Cleaning multi-part document transcriptions submitted in batches
Large transcribed documents rarely arrive in perfect shape. A long report may be split across dozens of pages. A book manuscript may be pasted in segments. Policy files, board materials and archived records often come through as fragmented batches because the full text is too long to handle in one pass. In those situations, the challenge is not just cleaning the wording on each page. It is turning separate pieces into one coherent, continuous document without losing the original substance.
This service is designed for exactly that workflow. You can submit a full transcription at once or send it in chunks. The separate sections are then stitched together into a polished, human-readable version that reads like a single document rather than a stack of disconnected extracts. The aim is to preserve the source wording as closely as possible while removing the clutter that makes raw transcription output difficult to use.
What this process is built to handle
Multi-part transcription cleanup is useful when content has been captured page by page, section by section or batch by batch. That may include:
- long reports split into multiple pasted sections
- books or lengthy manuscripts processed in parts
- policy and compliance files assembled from separate source pages
- board packs and meeting materials with repeated structural elements
- archived documents that contain scanning noise, page artifacts or filler pages
In each case, the goal is the same: create a single coherent flow from fragmented source material.
How separate batches become one continuous document
When a document is submitted in parts, each section is reviewed as part of a larger whole rather than treated as a standalone excerpt. Page-by-page breaks are removed so the content can flow naturally from one section to the next. Repeated headers, recurring footers and other structural leftovers from the original pagination are stripped out where they interrupt readability. Formatting is normalized so the final version feels consistent from beginning to end, even if the source text arrived in multiple batches with uneven spacing or inconsistent layout.
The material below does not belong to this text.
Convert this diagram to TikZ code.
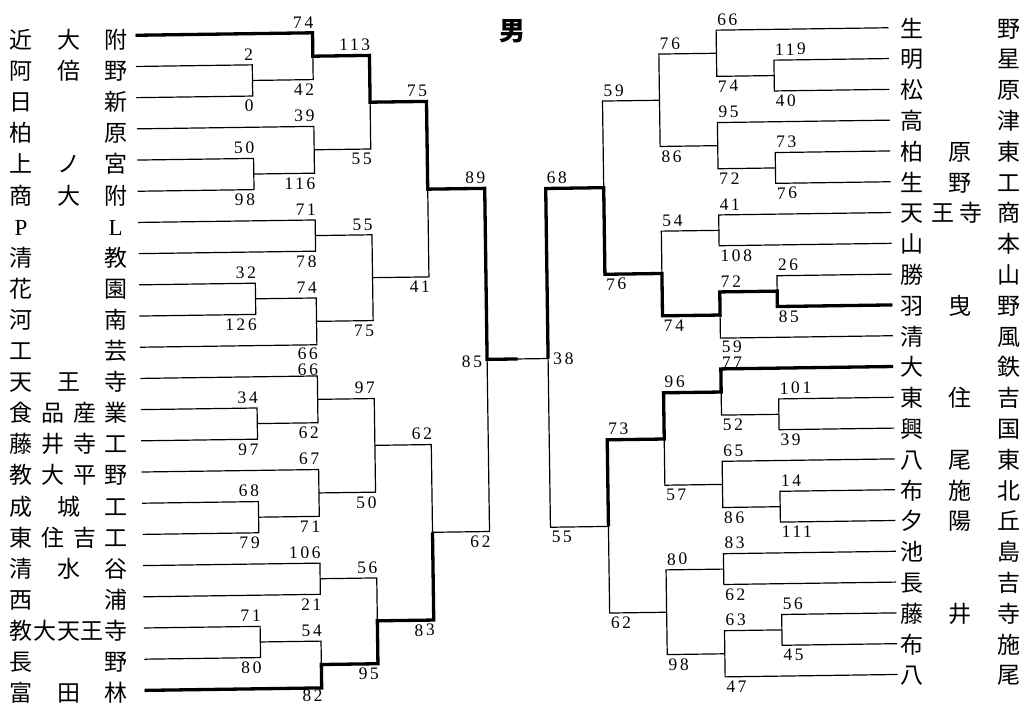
\documentclass[tikz,border=0pt]{standalone}
\usepackage{fontspec}
\setmainfont{Liberation Serif}
\newfontfamily\cjk{Noto Sans CJK JP}
\newfontfamily\numf[LetterSpace=15]{Liberation Serif}
\newcommand\nmL[1]{\hbox to 118pt{#1}}
\newcommand\nmR[1]{\hbox to 120pt{#1}}
\newcommand\brk[3]{\draw[bracket] (#1) -- (#1 -| #3) -- (#2 -| #3) -- (#2);}
\newcommand\labL[5]{\node[toplab] (#3t) at (#1 -| #3) {#4};\node[botlab] (#3b) at (#2 -| #3) {#5};}
\newcommand\labR[5]{\node[toplabr] (#3t) at (#1 -| #3) {#4};\node[botlabr] (#3b) at (#2 -| #3) {#5};}
\begin{document}
\begin{tikzpicture}[x=1pt,y=-1pt,
  bracket/.style={line width=1.2pt},
  winner/.style={line width=3.3pt},
  numtxt/.style={inner sep=0pt,font=\numf\fontsize{17.5}{17.5}\selectfont},
  toplab/.style={numtxt,anchor=south east,xshift=1pt,yshift=4.5pt},
  botlab/.style={numtxt,anchor=north east,xshift=1pt,yshift=-4pt},
  toplabr/.style={numtxt,anchor=south west,xshift=1pt,yshift=4.5pt},
  botlabr/.style={numtxt,anchor=north west,xshift=1pt,yshift=-4pt},
  schname/.style={inner sep=0pt,anchor=west,font=\cjk\fontsize{23}{23}\selectfont,text height=19pt,text depth=2pt}]
\fill[white] (0,0) rectangle (1029,705);
\useasboundingbox (0,0) rectangle (1029,705);
\node[inner sep=0pt,font=\cjk\bfseries\fontsize{26}{26}\selectfont] (title) at (512.5,31) {男};
% left names
\node[schname] (nl0) at (9.5,40) {\nmL{近\hfill 大\hfill 附}};
\node[schname] (nl1) at (9.5,71.1) {\nmL{阿\hfill 倍\hfill 野}};
\node[schname] (nl2) at (9.5,102.2) {\nmL{日\hfill 新}};
\node[schname] (nl3) at (9.5,133.3) {\nmL{柏\hfill 原}};
\node[schname] (nl4) at (9.5,164.4) {\nmL{上\hfill ノ\hfill 宮}};
\node[schname] (nl5) at (9.5,195.5) {\nmL{商\hfill 大\hfill 附}};
\node[schname] (nl6) at (9.5,226.6) {\nmL{\hskip5pt{\rmfamily P}\hfill{\rmfamily L}\hskip5pt}};
\node[schname] (nl7) at (9.5,257.7) {\nmL{清\hfill 教}};
\node[schname] (nl8) at (9.5,288.8) {\nmL{花\hfill 園}};
\node[schname] (nl9) at (9.5,319.9) {\nmL{河\hfill 南}};
\node[schname] (nl10) at (9.5,351) {\nmL{工\hfill 芸}};
\node[schname] (nl11) at (9.5,382.1) {\nmL{天\hfill 王\hfill 寺}};
\node[schname] (nl12) at (9.5,413.2) {\nmL{食\hfill 品\hfill 産\hfill 業}};
\node[schname] (nl13) at (9.5,444.3) {\nmL{藤\hfill 井\hfill 寺\hfill 工}};
\node[schname] (nl14) at (9.5,475.4) {\nmL{教\hfill 大\hfill 平\hfill 野}};
\node[schname] (nl15) at (9.5,506.5) {\nmL{成\hfill 城\hfill 工}};
\node[schname] (nl16) at (9.5,537.6) {\nmL{東\hfill 住\hfill 吉\hfill 工}};
\node[schname] (nl17) at (9.5,568.7) {\nmL{清\hfill 水\hfill 谷}};
\node[schname] (nl18) at (9.5,599.8) {\nmL{西\hfill 浦}};
\node[schname] (nl19) at (9.5,630.9) {\nmL{教\hfill 大\hfill 天\hfill 王\hfill 寺}};
\node[schname] (nl20) at (9.5,662) {\nmL{長\hfill 野}};
\node[schname] (nl21) at (9.5,693.1) {\nmL{富\hfill 田\hfill 林}};
% right names
\node[schname] (nr0) at (900,28.5) {\nmR{生\hfill 野}};
\node[schname] (nr1) at (900,59.3) {\nmR{明\hfill 星}};
\node[schname] (nr2) at (900,90.1) {\nmR{松\hfill 原}};
\node[schname] (nr3) at (900,120.9) {\nmR{高\hfill 津}};
\node[schname] (nr4) at (900,151.7) {\nmR{柏\hfill 原\hfill 東}};
\node[schname] (nr5) at (900,182.5) {\nmR{生\hfill 野\hfill 工}};
\node[schname] (nr6) at (900,213.3) {\nmR{天\hskip8pt 王\hskip5pt 寺\hfill 商}};
\node[schname] (nr7) at (900,244.1) {\nmR{山\hfill 本}};
\node[schname] (nr8) at (900,274.9) {\nmR{勝\hfill 山}};
\node[schname] (nr9) at (900,305.7) {\nmR{羽\hfill 曳\hfill 野}};
\node[schname] (nr10) at (900,336.5) {\nmR{清\hfill 風}};
\node[schname] (nr11) at (900,367.3) {\nmR{大\hfill 鉄}};
\node[schname] (nr12) at (900,398.1) {\nmR{東\hfill 住\hfill 吉}};
\node[schname] (nr13) at (900,428.9) {\nmR{興\hfill 国}};
\node[schname] (nr14) at (900,459.7) {\nmR{八\hfill 尾\hfill 東}};
\node[schname] (nr15) at (900,490.5) {\nmR{布\hfill 施\hfill 北}};
\node[schname] (nr16) at (900,521.3) {\nmR{夕\hfill 陽\hfill 丘}};
\node[schname] (nr17) at (900,552.1) {\nmR{池\hfill 島}};
\node[schname] (nr18) at (900,582.9) {\nmR{長\hfill 吉}};
\node[schname] (nr19) at (900,613.7) {\nmR{藤\hfill 井\hfill 寺}};
\node[schname] (nr20) at (900,644.5) {\nmR{布\hfill 施}};
\node[schname] (nr21) at (900,675.3) {\nmR{八\hfill 尾}};
\begin{scope}[transform canvas={rotate around={0.8:(514,352)}}]
\foreach \i in {0,...,21}{
  \pgfmathsetmacro\yl{30+31.2*\i}
  \pgfmathsetmacro\yr{33+30.8*\i}
  \coordinate (l\i) at (140,\yl);
  \coordinate (r\i) at (893,\yr);
}
% left matches
\coordinate (a1) at (256.3,76.8);
\coordinate (a2) at (317,53.4);
\coordinate (b1) at (256.3,170.4);
\coordinate (b2) at (317,147);
\coordinate (a3) at (373.6,100.2);
\coordinate (c2) at (317,232.8);
\coordinate (c1) at (256.3,295.2);
\coordinate (d2) at (317,318.6);
\coordinate (b3) at (373.6,275.7);
\coordinate (a4) at (430,187.95);
\coordinate (e1) at (256.3,420);
\coordinate (e2) at (317,396.6);
\coordinate (f1) at (256.3,513.6);
\coordinate (f2) at (317,490.2);
\coordinate (c3) at (373.6,443.4);
\coordinate (g2) at (317,576);
\coordinate (g1) at (256.3,638.4);
\coordinate (h2) at (317,661.8);
\coordinate (d3) at (373.6,618.9);
\coordinate (b4) at (430,531.15);
\coordinate (lfin) at (487,359);
% right matches
\coordinate (ra1) at (778,79.2);
\coordinate (ra2) at (720.6,56.1);
\coordinate (rb1) at (778,171.6);
\coordinate (rb2) at (720.6,148.5);
\coordinate (ra3) at (663,102.3);
\coordinate (rc2) at (720.6,233.2);
\coordinate (rd1) at (778,294.8);
\coordinate (rd2) at (720.6,317.9);
\coordinate (rb3) at (663,275.55);
\coordinate (ra4) at (606,188.93);
\coordinate (re1) at (778,418);
\coordinate (re2) at (720.6,394.9);
\coordinate (rf1) at (778,510.4);
\coordinate (rf2) at (720.6,487.3);
\coordinate (rc3) at (663,441.1);
\coordinate (rg2) at (720.6,572);
\coordinate (rh1) at (778,633.6);
\coordinate (rh2) at (720.6,656.7);
\coordinate (rd3) at (663,614.35);
\coordinate (rb4) at (606,527.73);
\coordinate (rfin) at (548,359);
\coordinate (cmid) at (517.5,359);
% left brackets
\brk{l1}{l2}{a1}
\brk{l0}{a1}{a2}
\brk{l4}{l5}{b1}
\brk{l3}{b1}{b2}
\brk{a2}{b2}{a3}
\brk{l6}{l7}{c2}
\brk{l8}{l9}{c1}
\brk{c1}{l10}{d2}
\brk{c2}{d2}{b3}
\brk{a3}{b3}{a4}
\brk{l12}{l13}{e1}
\brk{l11}{e1}{e2}
\brk{l15}{l16}{f1}
\brk{l14}{f1}{f2}
\brk{e2}{f2}{c3}
\brk{l17}{l18}{g2}
\brk{l19}{l20}{g1}
\brk{g1}{l21}{h2}
\brk{g2}{h2}{d3}
\brk{c3}{d3}{b4}
\brk{a4}{b4}{lfin}
% right brackets
\brk{r1}{r2}{ra1}
\brk{r0}{ra1}{ra2}
\brk{r4}{r5}{rb1}
\brk{r3}{rb1}{rb2}
\brk{ra2}{rb2}{ra3}
\brk{r6}{r7}{rc2}
\brk{r8}{r9}{rd1}
\brk{rd1}{r10}{rd2}
\brk{rc2}{rd2}{rb3}
\brk{ra3}{rb3}{ra4}
\brk{r12}{r13}{re1}
\brk{r11}{re1}{re2}
\brk{r15}{r16}{rf1}
\brk{r14}{rf1}{rf2}
\brk{re2}{rf2}{rc3}
\brk{r17}{r18}{rg2}
\brk{r19}{r20}{rh1}
\brk{rh1}{r21}{rh2}
\brk{rg2}{rh2}{rd3}
\brk{rc3}{rd3}{rb4}
\brk{ra4}{rb4}{rfin}
\draw[bracket] (lfin) -- (rfin);
% winners' paths
\draw[winner] (l0) -- (l0 -| a2) -- (a2) -- (a2 -| a3) -- (a3) -- (a3 -| a4) -- (a4) -- (a4 -| lfin) -- (lfin) -- (cmid);
\draw[winner] (l21) -- (l21 -| h2) -- (h2) -- (h2 -| d3) -- (d3) -- (d3 -| b4) -- (b4);
\draw[winner] (r9) -- (r9 -| rd1) -- (rd1) -- (rd1 -| rd2) -- (rd2) -- (rd2 -| rb3) -- (rb3) -- (rb3 -| ra4) -- (ra4) -- (ra4 -| rfin) -- (rfin);
\draw[winner] (r11) -- (r11 -| re2) -- (re2) -- (re2 -| rc3) -- (rc3) -- (rc3 -| rb4) -- (rb4);
% left labels
\labL{l1}{l2}{a1}{2}{0}
\labL{l0}{a1}{a2}{74}{42}
\labL{l4}{l5}{b1}{50}{98}
\labL{l3}{b1}{b2}{39}{116}
\labL{a2}{b2}{a3}{113}{55}
\labL{l6}{l7}{c2}{71}{78}
\labL{l8}{l9}{c1}{32}{126}
\node[botlab,yshift=1.5pt] (d2b) at (l10 -| d2) {66};
\node[toplab] (d2t) at (c1 -| d2) {74};
\labL{c2}{d2}{b3}{55}{75}
\labL{a3}{b3}{a4}{75}{41}
\labL{l12}{l13}{e1}{34}{97}
\node[toplab,yshift=-4pt] (e2t) at (l11 -| e2) {66};
\node[botlab] (e2b) at (e1 -| e2) {62};
\labL{l15}{l16}{f1}{68}{79}
\labL{l14}{f1}{f2}{67}{71}
\labL{e2}{f2}{c3}{97}{50}
\labL{l17}{l18}{g2}{106}{21}
\labL{l19}{l20}{g1}{71}{80}
\node[toplab] (h2t) at (g1 -| h2) {54};
\node[botlab,yshift=2.5pt] (h2b) at (l21 -| h2) {82};
\labL{g2}{h2}{d3}{56}{95}
\labL{c3}{d3}{b4}{62}{83}
\labL{a4}{b4}{lfin}{89}{62}
% right labels
\labR{r1}{r2}{ra1}{119}{40}
\labR{r0}{ra1}{ra2}{66}{74}
\labR{r4}{r5}{rb1}{73}{76}
\labR{r3}{rb1}{rb2}{95}{72}
\labR{ra2}{rb2}{ra3}{76}{86}
\labR{r6}{r7}{rc2}{41}{108}
\labR{r8}{r9}{rd1}{26}{85}
\node[toplabr] (rd2t) at (rd1 -| rd2) {72};
\node[botlabr,yshift=1.5pt] (rd2b) at (r10 -| rd2) {59};
\labR{rc2}{rd2}{rb3}{54}{74}
\labR{ra3}{rb3}{ra4}{59}{76}
\labR{r12}{r13}{re1}{101}{39}
\node[toplabr,yshift=-4pt] (re2t) at (r11 -| re2) {77};
\node[botlabr] (re2b) at (re1 -| re2) {52};
\labR{r15}{r16}{rf1}{14}{111}
\labR{r14}{rf1}{rf2}{65}{86}
\labR{re2}{rf2}{rc3}{96}{57}
\labR{r17}{r18}{rg2}{83}{62}
\labR{r19}{r20}{rh1}{56}{45}
\labR{rh1}{r21}{rh2}{63}{47}
\labR{rg2}{rh2}{rd3}{80}{98}
\labR{rc3}{rd3}{rb4}{73}{62}
\labR{ra4}{rb4}{rfin}{68}{55}
% final scores
\node[numtxt,anchor=east,xshift=-5pt,yshift=-2pt] (fl) at (lfin) {85};
\node[numtxt,anchor=west,xshift=5pt,yshift=-0.5pt] (fr) at (rfin) {38};
\end{scope}
\end{tikzpicture}
\end{document}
This is especially important for documents that were transcribed from scans, PDFs or image-based pages. Raw output often carries over visual debris that does not belong in the written content itself. Cleaning that material out helps the real document emerge.
What gets removed
The cleanup process focuses on non-content elements that add noise rather than meaning. That can include:
- page break clutter and page-by-page interruptions
- image-only pages with no substantive text
- closing or “thank you” pages that do not add content
- watermark, logo or background references that are not part of the document meaning
- obvious transcription artifacts and spacing issues
- repeated layout elements that appear across multiple pages
Removing these elements helps transform a broken transcription into a readable working document without changing the underlying message.
What gets preserved
The priority is not to summarize or reinterpret the material. The outcome should remain faithful to the source. Original wording, detail and substance are preserved as closely as possible. If headings and section structure matter to the document, they can be retained and carried through in a cleaner, more polished hierarchy. The result is edited for continuity and readability, not reduced into a shorter summary.
This distinction matters for serious long-form content. In board materials, policy documents, archival records and formal reports, the wording itself often carries importance. A cleaned version should therefore read better without drifting away from what the original text actually says.
Handling charts, data and structured readouts
Long documents frequently include chart descriptions, data callouts or other structured passages that do not read smoothly in transcription form. Rather than dropping that information, the content is reworked into clear data-led prose so it remains readable without losing meaning. The intent is to keep the information intact while making it easier to follow in a continuous document format.
A better final output for unwieldy source material
The finished deliverable is a polished continuous document: coherent, human-readable and much easier to review, share or repurpose. Instead of navigating fragments, repeated page furniture and transcription noise, you receive a cleaner version that brings the document back into logical flow.
This is particularly valuable when dealing with source material that is simply too long or too unwieldy to manage in one pass. By allowing submission in batches while still producing a unified result, the process supports scale without sacrificing fidelity.
If your transcription is split across multiple sections, that does not have to mean a fragmented final document. With careful stitching, removal of non-content elements and consistent formatting throughout, separate batches can be turned into one readable whole that stays as close as possible to the original text.